Das ist sehr irreführend. Auch wenn man jemanden in die Hölle steckt, wird er sagen, dort sei es grossartig, einfach weil er aus Guantánamo herausgekommen ist. Die Medien stellen die falschen Fragen. Wichtig wäre zu wissen, wie diese Männer wieder mit ihren Familien vereint werden, wovon sie nach ihrer Entlassung leben werden und wie ihre Sicherheit garantiert werden kann.
Die Medien vertrauen zu sehr auf Präsident Obama und dessen Versprechen. Obama sagte, er werde die Leute vor ein Zivilgericht stellen. Jetzt kommt er wieder mit den Militärgerichten. Er sagte, er würde Guantánamo sofort schliessen, wenn er an die Macht käme. Das hat er nicht getan. Er sagte, er würde die Leute, die gefoltert haben, vor Gericht bringen. Das ist nicht geschehen. Ich befürchte auch, dass die geheimen Gefängnisse in Vergessenheit geraten, wenn Guantánamo endlich geschlossen wird. Guantánamo wird es dann vielleicht nicht mehr geben, aber Bagram [zur US-Militärbasis in Kabul gehört ein Internierungslager, in dem auch Sami al-Haj mehrere Tage festgehalten wurde] wird weiter ausgebaut.
Kennen Sie einzelne Fälle?
Im April rief mich Muhammed Hamid al-Qarani an. [al-Qarani stammt aus dem Tschad und wurde 2002 im Alter von 14 Jahren nach Guantánamo gebracht. Ein US-Bundesgericht entschied im Januar, dass der junge Mann freigelassen werden muss, da keine Beweise gegen ihn vorliegen.] al-Qarani war in einem Teil des Gefängnisses untergebracht, wo die Insassen das Recht haben, ihre Verwandten anzurufen. Er gab an, dass ich sein Onkel sei, und erzählte mir am Telefon, dass er von den Gefängniswärtern geschlagen werde. Ich brachte seine Aussagen auf Al Jazeera. Später erfuhr ich von einem Gefangenen, der in der Zelle neben al-Qarani untergebracht war und inzwischen freigelassen wurde, wie die Gefängniswärter reagierten, als sie erfuhren, was geschehen war. Sie schlugen ihn, steckten ihn in Einzelhaft, fesselten seine Beine und gaben ihm halbgaren, unverdaulichen Reis zu essen. [Al-Qarani wurde im Juni aus Guantánamo entlassen und kehrte in den Tschad zurück. Es gibt kaum Informationen darüber, wo er sich jetzt aufhält und wie es ihm geht.]
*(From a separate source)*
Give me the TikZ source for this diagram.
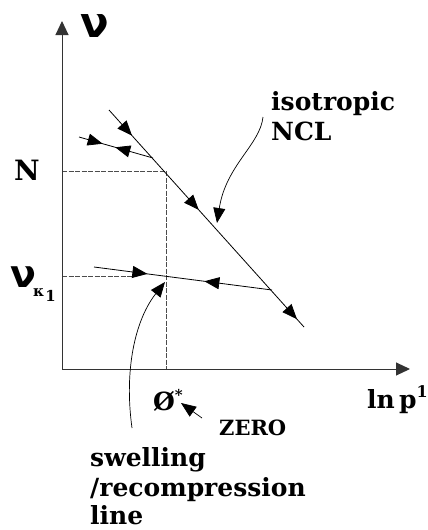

Wie würden Sie Guantánamo beschreiben?
[Er spricht langsamer und sein Blick schweift in die Ferne.] Das Leben in Guantánamo ... Wir kamen uns vor, als wären wir keine Menschen. Die Tiere wurden von den Gefängniswärtern besser behandelt als wir.
Hat Amnesty International während Ihrer Inhaftierung eine Rolle gespielt?
Ich habe mehr als 20'000 Briefe von Menschen bekommen, welche die Anliegen von Amnesty International unterstützen. Diese Briefe waren extrem wichtig für mich. Sie gaben mir Hoffnung. Sie erinnerten mich daran, dass ich nicht allein war, dass da draussen Menschen an mich dachten.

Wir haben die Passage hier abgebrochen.